Bavarian standards: weisswurst (white veal sausage with sweet mustard and pretzel - eaten before noon by tradition; not negotiable, EUR 8-12), schweinshaxe (pork knuckle, EUR 18-25 a half), Wiener schnitzel (EUR 18-26), obatzda (cheese spread, beer garden classic), kaiserschmarrn (shredded sweet pancake dessert, EUR 8-12). Beer halls and gardens: Hofbräuhaus (touristy but real, the original), Augustiner Bräustuben (the locals' choice for Augustiner beer), Chinesischer Turm (the giant beer garden in the Englischer Garten, family standard, you can BYO food). Pretzel from a Brezenbar in the morning EUR 1.50-2.50. Beer half-litre EUR 4.50-6 at a garden, full litre Maß EUR 11-14 at Hofbräuhaus.

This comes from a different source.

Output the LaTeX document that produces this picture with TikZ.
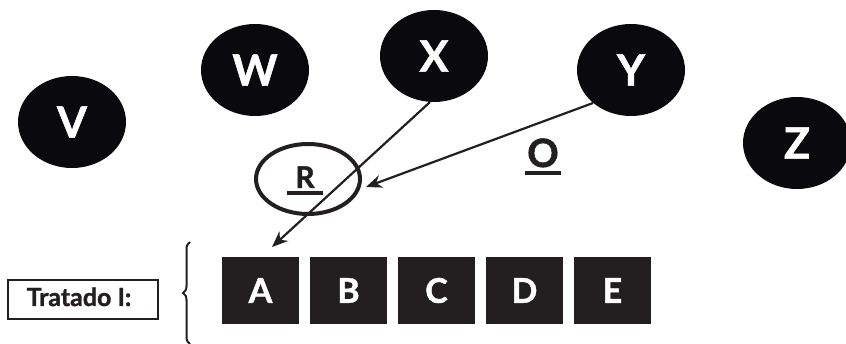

May to July and September are the prime windows: 18-26°C, dry, beer gardens fully open, Englischer Garten lively, day trips to the Alps doable. August is hot (28-32°C) and the city empties out for vacation. Oktoberfest (mid-September to early October) is its own thing - book accommodation a year ahead; expect crowds and tripled hotel prices. Christmas markets (late November to 24 December, mainly at Marienplatz + Rindermarkt + Residenz) are beautiful and the second peak - cold (-2 to 5°C), very atmospheric. January-February is the genuine off-season: cheap, quiet, and museum-friendly weather.